Swimming Tutorial



Swimming is an act of using the body for moving in the water without drowning. The remains of existence of swimming was found in the cave painting in the Stone Age and the history of painting exist till the Stone Age period. Swimming became a competitive spot when artificial swimming pools starts constructing in the 19th century. St George’s Baths build in England were the first of its kind and since then the swimming started to become competitive sport in England in 1830s.

Swimming as a competitive spot was aiming to beat your opponent to finish reaching the end point. Swimming is both individual as well as a team spot event. It is one of the popular and important even on various sporting events including Olympic Games.

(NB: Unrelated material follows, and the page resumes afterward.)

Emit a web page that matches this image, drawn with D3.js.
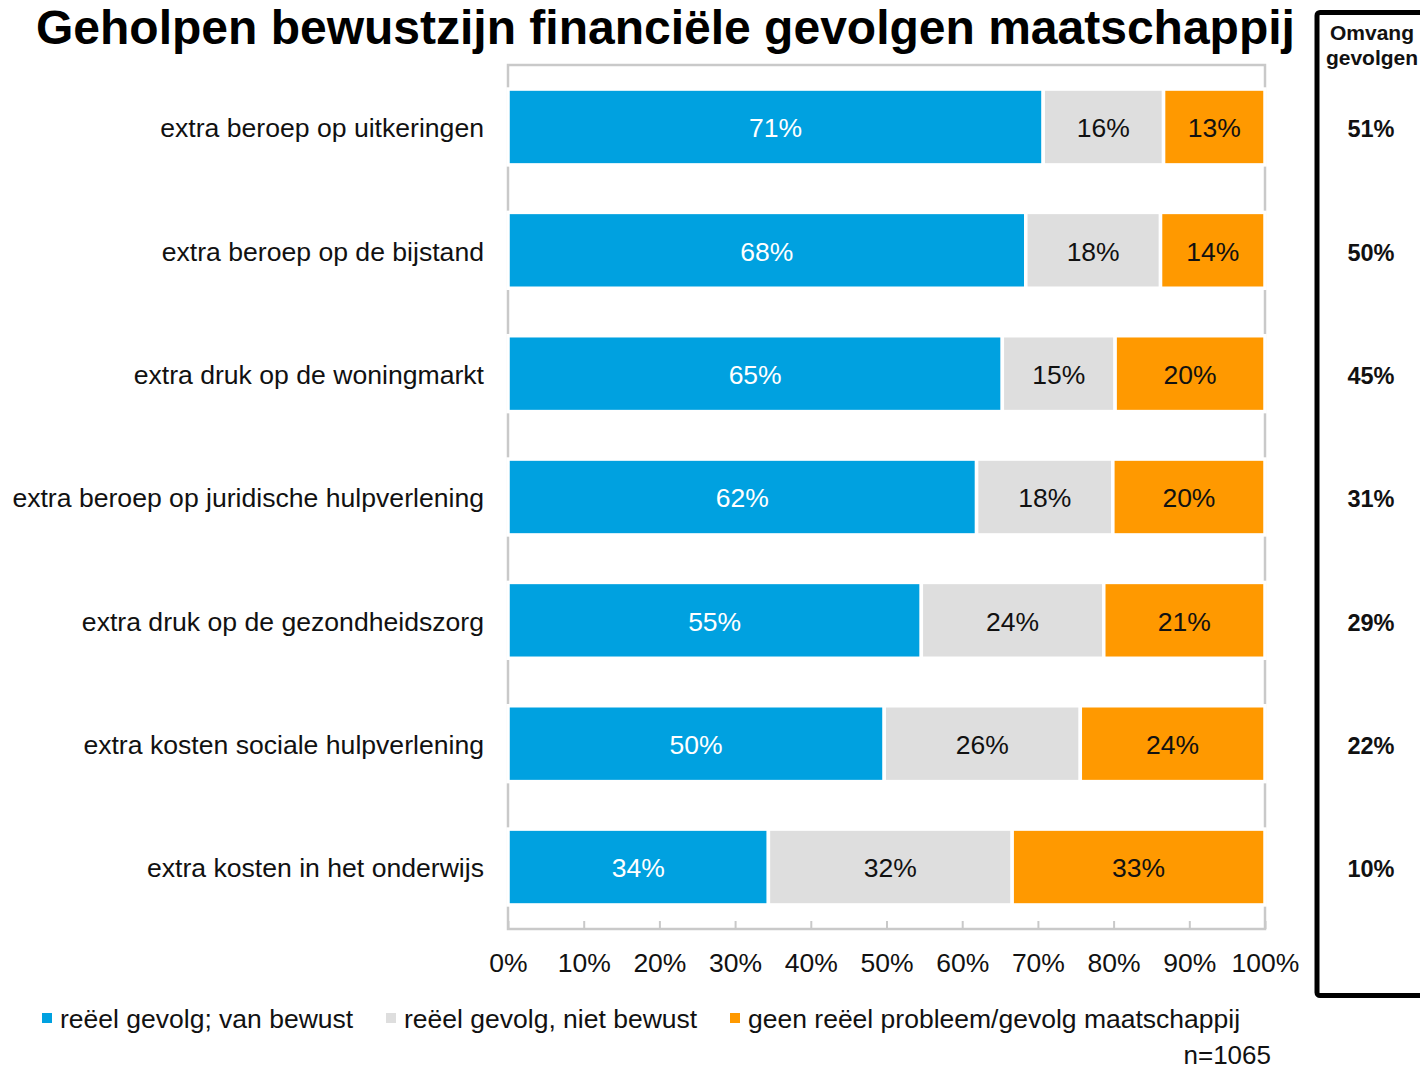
<!DOCTYPE html>
<html><head><meta charset="utf-8">
<script src="https://cdn.jsdelivr.net/npm/d3@7"></script>
<style>body{margin:0;background:#fff} svg{display:block;font-family:"Liberation Sans",Arial,Helvetica,sans-serif}</style>
</head><body><svg id="c" width="1420" height="1069"></svg>
<script>
const title = "Geholpen bewustzijn financiële gevolgen maatschappij";
const categories = [
  "extra beroep op uitkeringen",
  "extra beroep op de bijstand",
  "extra druk op de woningmarkt",
  "extra beroep op juridische hulpverlening",
  "extra druk op de gezondheidszorg",
  "extra kosten sociale hulpverlening",
  "extra kosten in het onderwijs"
];
const seriesNames = ["reëel gevolg; van bewust", "reëel gevolg, niet bewust", "geen reëel probleem/gevolg maatschappij"];
const bewust       = [70.7, 68.4, 65.3, 61.9, 54.6, 49.7, 34.4];
const nietBewust   = [15.9, 17.8, 14.9, 18.0, 24.1, 25.9, 32.2];
const geenProbleem = [13.4, 13.8, 19.8, 20.1, 21.3, 24.4, 33.4];
const omvang = [51, 50, 45, 31, 29, 22, 10];
const omvangTitle = ["Omvang", "gevolgen"];
const xTicks = [0, 10, 20, 30, 40, 50, 60, 70, 80, 90, 100];
const sampleNote = "n=1065";
const colors = ["#00a1e0", "#dedede", "#ff9900"];
const labelColors = ["#ffffff", "#111111", "#111111"];

const svg = d3.select("#c");
const keys = ["b", "n", "g"];
const rows = categories.map((c, i) => ({cat: c, b: bewust[i], n: nietBewust[i], g: geenProbleem[i]}));
const stacked = d3.stack().keys(keys)(rows);

const x = d3.scaleLinear().domain([0, 100]).range([508, 1265]);
const y = d3.scaleBand().domain(categories).range([65, 929]).paddingInner(0.385).paddingOuter(0.195);
const fmt = d3.format(".0f");

// title
svg.append("text").attr("x", 36).attr("y", 44)
  .attr("font-size", 48).attr("font-weight", "bold").attr("fill", "#000").text(title);

// plot frame
svg.append("rect").attr("x", x(0)).attr("y", 65).attr("width", x(100) - x(0)).attr("height", 929 - 65)
  .attr("fill", "none").attr("stroke", "#c9c9c9").attr("stroke-width", 2.5);

// x axis ticks & labels
const ax = svg.append("g").attr("transform", "translate(0,929)")
  .call(d3.axisBottom(x).tickValues(xTicks).tickSize(-8).tickPadding(24).tickFormat(d => d + "%"));
ax.select(".domain").remove();
ax.selectAll(".tick line").attr("stroke", "#c9c9c9").attr("stroke-width", 2);
ax.selectAll(".tick text").attr("font-size", 26.5).attr("fill", "#111").attr("font-family", null);

// bars
const layers = svg.append("g").selectAll("g").data(stacked).join("g")
  .attr("fill", (d, i) => colors[i]);
layers.selectAll("rect").data(d => d).join("rect")
  .attr("x", d => x(d[0])).attr("width", d => x(d[1]) - x(d[0]))
  .attr("y", d => y(d.data.cat)).attr("height", y.bandwidth())
  .attr("stroke", "#fff").attr("stroke-width", 3.5);

// value labels
stacked.forEach((layer, li) => {
  svg.append("g").selectAll("text").data(layer).join("text")
    .attr("x", d => (x(d[0]) + x(d[1])) / 2)
    .attr("y", d => y(d.data.cat) + y.bandwidth() / 2 + 1)
    .attr("dy", "0.35em").attr("text-anchor", "middle")
    .attr("font-size", 26.5).attr("fill", labelColors[li])
    .text(d => fmt(d[1] - d[0]) + "%");
});

// category labels
svg.append("g").selectAll("text").data(categories).join("text")
  .attr("x", 484).attr("y", d => y(d) + y.bandwidth() / 2 + 1).attr("dy", "0.35em")
  .attr("text-anchor", "end").attr("font-size", 26.6).attr("fill", "#111").text(d => d);

// right box
svg.append("rect").attr("x", 1317).attr("y", 12.5).attr("width", 200).attr("height", 983)
  .attr("rx", 3).attr("fill", "none").attr("stroke", "#000").attr("stroke-width", 5);
svg.append("g").selectAll("text").data(omvangTitle).join("text")
  .attr("x", 1372).attr("y", (d, i) => 40 + i * 25).attr("text-anchor", "middle")
  .attr("font-size", 21).attr("font-weight", "bold").attr("fill", "#111").text(d => d);
svg.append("g").selectAll("text").data(omvang).join("text")
  .attr("x", 1371).attr("y", (d, i) => y(categories[i]) + y.bandwidth() / 2 + 2).attr("dy", "0.35em")
  .attr("text-anchor", "middle").attr("font-size", 23.5).attr("font-weight", "bold").attr("fill", "#111")
  .text(d => d + "%");

// legend
const legX = [42, 386, 730];
const leg = svg.append("g").selectAll("g").data(seriesNames).join("g")
  .attr("transform", (d, i) => `translate(${legX[i]},1013)`);
leg.append("rect").attr("width", 10).attr("height", 10).attr("fill", (d, i) => colors[i]);
leg.append("text").attr("x", 18).attr("y", 15).attr("font-size", 26.5).attr("fill", "#111").text(d => d);

// sample note
svg.append("text").attr("x", 1271).attr("y", 1064).attr("text-anchor", "end")
  .attr("font-size", 26).attr("fill", "#111").text(sampleNote);
</script></body></html>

FINA or Fédération internationale de natation is an organisation recognized by the International Olympic Committee to control all the aquatic sporting events internationally. This is one among few such organisations that is provided with the authority to handle the spot by the International Olympic committee. This organisation is based in Lausanne, Switzerland. They also have the authority to formulate the rules that relate to swimming as a sporting event.

FINA is a group of 208 countries from across the globe. The Discipline championships they handle are :

  1. Swimming: World Swimming Championships (25m).
  2. Swum in 25-meter length pool (Olympic and World Championships are in a 50m pool).
  3. Masters: World Masters Championships.
  4. Synchronized Swimming: Synchro World Cup.
  5. Open Water: World Open Water Swimming Championships.
  6. Diving: Diving World Series.
  7. Water Polo: Water Polo World Leagues (men’s and women’s).

Participating Countries

As mentioned earlier there are 208 countries that are under FINA which reflects their interest in the event swimming. The regions involved in FINA and the associations handling are:

  1. Africa (52 countries): African Swimming Confederation (CANA)
  2. Americas (44 countries): Swimming Union of the Americas (ASUA)
  3. Asia (44 countries): Asian Swimming Federation (AASF)
  4. Europe (52 countries): European Swimming League (LEN)
  5. Oceania (15 countries): Oceania Swimming Association (OSA)

Playing Environment

For the game environment there are many rules and regulations which is decided and controlled by FINA. The important rules involve the depth of the pool which should be minimum of two meters and the length of the pool can be 25 to 50 meters depending on the requirement and total length of the race.

The Pool for the event is divided into lanes that are labelled from zero and each of these lanes will be having 2.5 meters width. World championship events will be having 10 lanes and other small events will be having 8 lanes. Usually they will be having starting blocks at both the ends. As per the rules of FINA there should be Automatic Officiating Equipment with touch pads for the race in order to record the time.

As time passes there had been many changes for the swimming competitions and this made changes to the surface of the block, raised the block on both the ends etc.